* What to produce:
Return the number of lines in which the word "draws" appears; add nothing else.

Records from a data collection
"""
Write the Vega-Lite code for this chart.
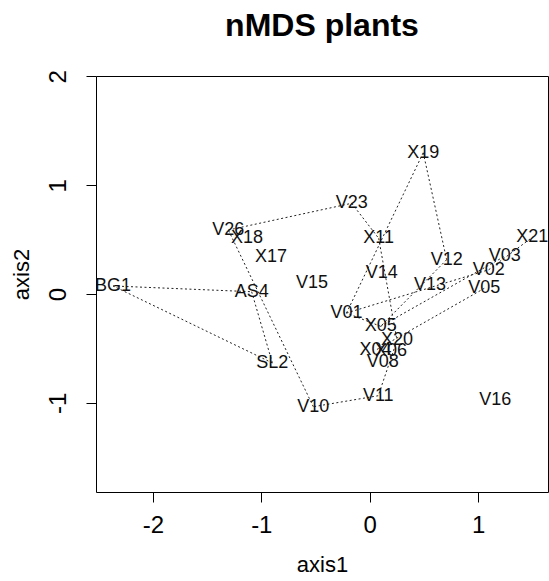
{
  "$schema": "https://vega.github.io/schema/vega-lite/v6.json",
  "autosize": {"type": "none"},
  "width": 452,
  "height": 416,
  "padding": {"left": 96, "top": 76, "right": 1, "bottom": 89},
  "background": "white",
  "title": {
    "text": "nMDS plants",
    "font": "Liberation Sans",
    "fontSize": 32,
    "fontWeight": "bold",
    "color": "#000",
    "anchor": "middle",
    "frame": "group",
    "offset": 27
  },
  "config": {
    "font": "Liberation Sans",
    "view": {"stroke": "#000", "strokeWidth": 1},
    "axis": {
      "domain": false,
      "grid": false,
      "ticks": true,
      "tickColor": "#000",
      "tickSize": 10,
      "tickWidth": 1,
      "labelFont": "Liberation Sans",
      "labelFontSize": 24,
      "labelColor": "#000",
      "labelExpr": "'' + datum.value",
      "titleFont": "Liberation Sans",
      "titleFontSize": 22,
      "titleFontWeight": "normal",
      "titleColor": "#000"
    }
  },
  "datasets": {
    "sites": [
      {"site": "V26", "axis1": -1.304, "axis2": 0.588},
      {"site": "X18", "axis1": -1.132, "axis2": 0.512},
      {"site": "X17", "axis1": -0.911, "axis2": 0.343},
      {"site": "BG1", "axis1": -2.368, "axis2": 0.074},
      {"site": "AS4", "axis1": -1.089, "axis2": 0.021},
      {"site": "SL2", "axis1": -0.898, "axis2": -0.634},
      {"site": "V10", "axis1": -0.520, "axis2": -1.036},
      {"site": "V15", "axis1": -0.532, "axis2": 0.104},
      {"site": "V23", "axis1": -0.166, "axis2": 0.834},
      {"site": "X19", "axis1": 0.494, "axis2": 1.299},
      {"site": "X11", "axis1": 0.083, "axis2": 0.512},
      {"site": "V14", "axis1": 0.111, "axis2": 0.190},
      {"site": "V12", "axis1": 0.710, "axis2": 0.315},
      {"site": "V13", "axis1": 0.556, "axis2": 0.083},
      {"site": "V01", "axis1": -0.214, "axis2": -0.175},
      {"site": "X21", "axis1": 1.500, "axis2": 0.521},
      {"site": "V03", "axis1": 1.245, "axis2": 0.347},
      {"site": "V02", "axis1": 1.098, "axis2": 0.223},
      {"site": "V05", "axis1": 1.057, "axis2": 0.052},
      {"site": "X05", "axis1": 0.101, "axis2": -0.297},
      {"site": "X20", "axis1": 0.252, "axis2": -0.426},
      {"site": "X04", "axis1": 0.054, "axis2": -0.517},
      {"site": "X06", "axis1": 0.196, "axis2": -0.528},
      {"site": "V08", "axis1": 0.120, "axis2": -0.625},
      {"site": "V11", "axis1": 0.079, "axis2": -0.935},
      {"site": "V16", "axis1": 1.159, "axis2": -0.977}
    ],
    "hullEdges": [
      {"from": "BG1", "to": "AS4"},
      {"from": "AS4", "to": "SL2"},
      {"from": "SL2", "to": "BG1"},
      {"from": "V26", "to": "V23"},
      {"from": "V23", "to": "X11"},
      {"from": "X11", "to": "X20"},
      {"from": "X20", "to": "V11"},
      {"from": "V11", "to": "V10"},
      {"from": "V10", "to": "V26"},
      {"from": "X19", "to": "V12"},
      {"from": "V12", "to": "X05"},
      {"from": "X05", "to": "V01"},
      {"from": "V01", "to": "X19"},
      {"from": "V01", "to": "V02"},
      {"from": "V02", "to": "X21"},
      {"from": "X05", "to": "V03"},
      {"from": "V05", "to": "X04"}
    ]
  },
  "layer": [
    {
      "data": {"name": "hullEdges"},
      "transform": [
        {"lookup": "from", "from": {"data": {"name": "sites"}, "key": "site", "fields": ["axis1", "axis2"]}, "as": ["xa", "ya"]},
        {"lookup": "to", "from": {"data": {"name": "sites"}, "key": "site", "fields": ["axis1", "axis2"]}, "as": ["xb", "yb"]}
      ],
      "mark": {"type": "rule", "color": "#222", "strokeWidth": 1, "strokeDash": [2, 2.5]},
      "encoding": {
        "x": {"field": "xa", "type": "quantitative", "scale": {"domain": [-2.525, 1.645], "nice": false, "zero": false}},
        "y": {"field": "ya", "type": "quantitative", "scale": {"domain": [-1.82, 2.004], "nice": false, "zero": false}},
        "x2": {"field": "xb"},
        "y2": {"field": "yb"}
      }
    },
    {
      "data": {"name": "sites"},
      "mark": {"type": "text", "font": "Liberation Sans", "fontSize": 18, "color": "#111", "align": "center", "baseline": "middle"},
      "encoding": {
        "x": {
          "field": "axis1", "type": "quantitative",
          "scale": {"domain": [-2.525, 1.645], "nice": false, "zero": false},
          "axis": {"values": [-2, -1, 0, 1], "title": "axis1", "labelPadding": 11, "titlePadding": 17}
        },
        "y": {
          "field": "axis2", "type": "quantitative",
          "scale": {"domain": [-1.82, 2.004], "nice": false, "zero": false},
          "axis": {"values": [-1, 0, 1, 2], "title": "axis2", "labelAngle": 270, "labelAlign": "center", "labelBaseline": "bottom", "labelPadding": 16, "titlePadding": 13, "titleY": 198}
        },
        "text": {"field": "site"}
      }
    }
  ]
}
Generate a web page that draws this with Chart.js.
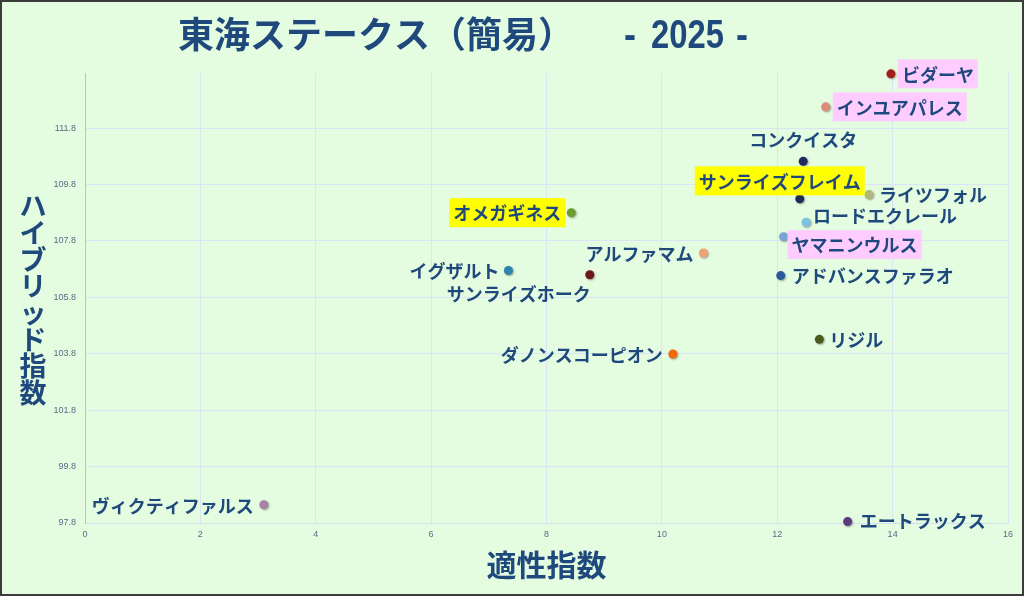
<!DOCTYPE html>
<html>
<head>
    <meta charset="utf-8">
    <title>東海ステークス（簡易） - 2025 -</title>
    <style>
        body {
            margin: 0;
            padding: 0;
            background-color: #e4fce0;
        }

        #chart-box {
            width: 1024px;
            height: 596px;
            position: relative;
        }
    </style>
    <script src="https://cdn.jsdelivr.net/npm/chart.js"></script>
</head>
<body>
    <div id="chart-box">
        <canvas id="tokai-chart"></canvas>
    </div>

<script>
    // Horses and their two indexes
    var horseNames = ['ビダーヤ', 'インユアパレス', 'コンクイスタ', 'サンライズフレイム', 'ライツフォル',
        'オメガギネス', 'ロードエクレール', 'ヤマニンウルス', 'アルファマム', 'イグザルト',
        'サンライズホーク', 'アドバンスファラオ', 'リジル', 'ダノンスコーピオン', 'エートラックス',
        'ヴィクティファルス'];
    var fitnessIndex = [13.97, 12.84, 12.45, 12.39, 13.59, 8.43, 12.50, 12.11, 10.72, 7.34,
        8.75, 12.06, 12.73, 10.19, 13.22, 3.10];
    var hybridIndex = [113.72, 112.55, 110.62, 109.29, 109.44, 108.80, 108.46, 107.95, 107.37, 106.75,
        106.60, 106.57, 104.31, 103.79, 97.85, 98.45];

    // Tick labels
    var xTicks = [0, 2, 4, 6, 8, 10, 12, 14, 16];
    var yTicks = [97.8, 99.8, 101.8, 103.8, 105.8, 107.8, 109.8, 111.8];

    // Styling per horse (dot colour, where the name goes, highlight)
    var dotColors = ['#a31d1d', '#e08a7a', '#22285a', '#252a55', '#b2b77a', '#6e9a34', '#7cc3e0', '#7aa3d6',
        '#eea276', '#2f84ae', '#6b1717', '#2b5a9c', '#4b5b1c', '#f06a0a', '#5d3b7b', '#a783a8'];
    var labelAlign = ['left', 'left', 'center', 'center', 'left', 'right', 'left', 'left',
        'right', 'right', 'center', 'left', 'left', 'right', 'left', 'right'];
    var labelDx = [11, 11, 0, -20, 10, -10, 7, 8, -10, -9, -71, 11, 10, -10, 12, -10];
    var labelDy = [0, 0, -22, -18, 0, 0, -7, 8, 0, 0, 18, 0, 0, 0, -1, 0];
    var labelBg = ['#ffccff', '#ffccff', null, '#ffff00', null, '#ffff00', null, '#ffccff',
        null, null, null, null, null, null, null, null];

    var navy = '#1f497d';
    var jpFont = '"Noto Sans CJK JP", "Noto Sans", sans-serif';

    var points = [];
    for (var i = 0; i < horseNames.length; i++) {
        points.push({ x: fitnessIndex[i], y: hybridIndex[i] });
    }

    // draws text squeezed sideways, the year part of the title is a narrow face
    function narrowText(ctx, text, x, y, squeeze) {
        ctx.save();
        ctx.translate(x, y);
        ctx.scale(squeeze, 1);
        ctx.fillText(text, 0, 0);
        ctx.restore();
    }

    // Background, frame, title, vertical y title and the name labels
    var decorPlugin = {
        id: 'decor',
        beforeDraw: function (chart) {
            var ctx = chart.ctx;
            ctx.save();
            ctx.fillStyle = '#e4fce0';
            ctx.fillRect(0, 0, chart.width, chart.height);
            ctx.restore();
        },
        beforeDatasetsDraw: function (chart) {
            var ctx = chart.ctx;
            ctx.save();
            ctx.shadowColor = 'rgba(0, 0, 0, 0.35)';
            ctx.shadowBlur = 2;
            ctx.shadowOffsetX = 1;
            ctx.shadowOffsetY = 1;
        },
        afterDatasetsDraw: function (chart) {
            var ctx = chart.ctx;
            ctx.restore();

            var meta = chart.getDatasetMeta(0);
            ctx.save();
            ctx.font = 'bold 18px ' + jpFont;
            ctx.textBaseline = 'middle';
            for (var i = 0; i < meta.data.length; i++) {
                var pt = meta.data[i];
                var tx = pt.x + labelDx[i];
                var ty = pt.y + labelDy[i];
                var w = ctx.measureText(horseNames[i]).width;
                var left = tx;
                if (labelAlign[i] === 'right') left = tx - w;
                if (labelAlign[i] === 'center') left = tx - w / 2;
                if (labelBg[i]) {
                    ctx.fillStyle = labelBg[i];
                    ctx.fillRect(left - 4, ty - 14.5, w + 8, 29);
                }
                ctx.fillStyle = navy;
                ctx.textAlign = 'left';
                ctx.fillText(horseNames[i], left, ty + 1);
            }
            ctx.restore();
        },
        afterDraw: function (chart) {
            var ctx = chart.ctx;
            ctx.save();

            // title
            ctx.fillStyle = navy;
            ctx.textBaseline = 'alphabetic';
            ctx.textAlign = 'left';
            ctx.font = 'bold 36px ' + jpFont;
            ctx.fillText('東海ステークス（簡易）', 178, 48);
            ctx.font = 'bold 40px "Liberation Sans", sans-serif';
            narrowText(ctx, '-', 624, 48, 0.9);
            narrowText(ctx, '2025', 651, 48, 0.82);
            narrowText(ctx, '-', 736, 48, 0.9);

            // y axis title, one character under the other
            var yTitle = 'ハイブリッド指数';
            ctx.font = 'bold 27px ' + jpFont;
            ctx.textAlign = 'center';
            ctx.textBaseline = 'middle';
            for (var k = 0; k < yTitle.length; k++) {
                ctx.fillText(yTitle.charAt(k), 33, 206 + k * 26.7);
            }

            // frame
            ctx.strokeStyle = '#3c3c3c';
            ctx.lineWidth = 2;
            ctx.strokeRect(1, 1, chart.width - 2, chart.height - 2);
            ctx.restore();
        }
    };

    var ctx = document.getElementById('tokai-chart').getContext('2d');
    var tokaiChart = new Chart(ctx, {
        type: 'scatter',
        data: {
            datasets: [{
                label: '東海ステークス',
                data: points,
                backgroundColor: dotColors,
                borderWidth: 0,
                pointRadius: 4.5,
                pointHoverRadius: 4.5,
                clip: false
            }]
        },
        options: {
            responsive: true,
            maintainAspectRatio: false,
            animation: false,
            layout: {
                padding: { left: 0, right: 16, top: 73, bottom: 0 }
            },
            plugins: {
                legend: { display: false },
                tooltip: { enabled: false }
            },
            scales: {
                x: {
                    type: 'linear',
                    min: xTicks[0],
                    max: xTicks[xTicks.length - 1],
                    afterBuildTicks: function (scale) {
                        scale.ticks = xTicks.map(function (v) { return { value: v }; });
                    },
                    afterFit: function (scale) {
                        scale.height = 73;
                    },
                    grid: {
                        color: '#d9e4f6',
                        drawTicks: false
                    },
                    border: { color: '#d3e0f3' },
                    ticks: {
                        padding: 6,
                        color: '#5a6b87',
                        font: { family: 'Liberation Sans', size: 9 }
                    },
                    title: {
                        display: true,
                        text: '適性指数',
                        color: navy,
                        font: { family: jpFont, size: 30, weight: 'bold' },
                        padding: { top: 0, bottom: 13 }
                    }
                },
                y: {
                    type: 'linear',
                    min: yTicks[0],
                    max: 113.75,
                    afterBuildTicks: function (scale) {
                        scale.ticks = yTicks.map(function (v) { return { value: v }; });
                    },
                    afterFit: function (scale) {
                        scale.width = 85;
                    },
                    grid: {
                        color: '#d9e4f6',
                        drawTicks: false
                    },
                    border: { color: '#a8c3ef' },
                    ticks: {
                        padding: 9,
                        color: '#5a6b87',
                        font: { family: 'Liberation Sans', size: 9 },
                        callback: function (value) { return value.toFixed(1); }
                    }
                }
            }
        },
        plugins: [decorPlugin]
    });
</script>

</body>
</html>
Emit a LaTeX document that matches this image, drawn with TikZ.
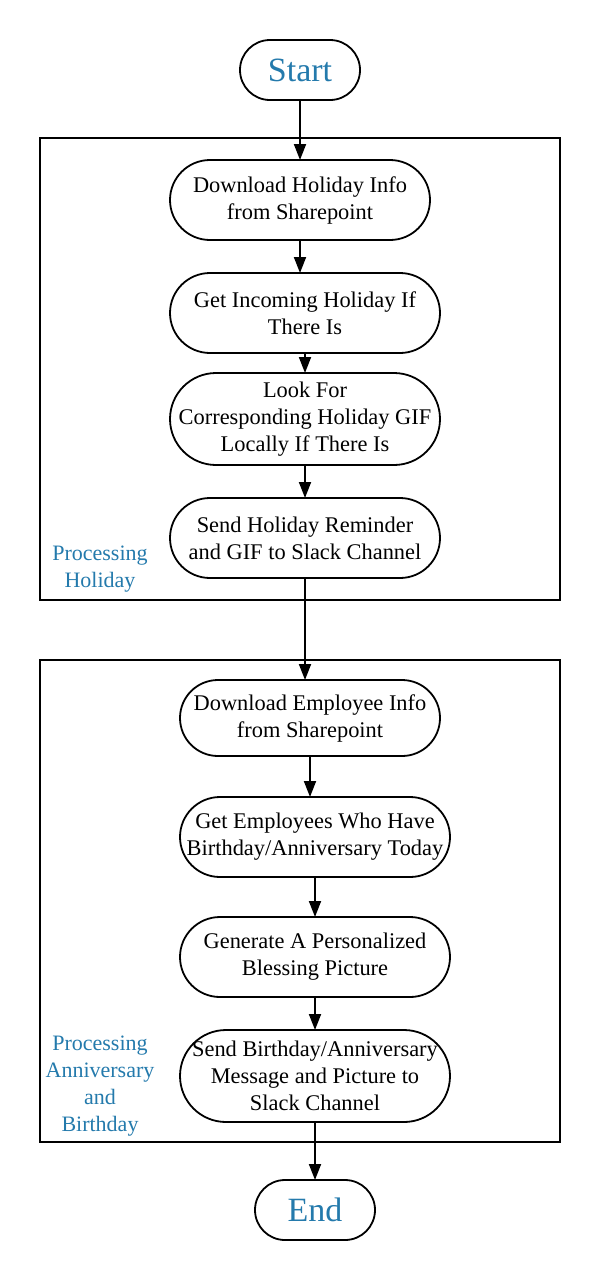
"""
* Result of the exercise:
2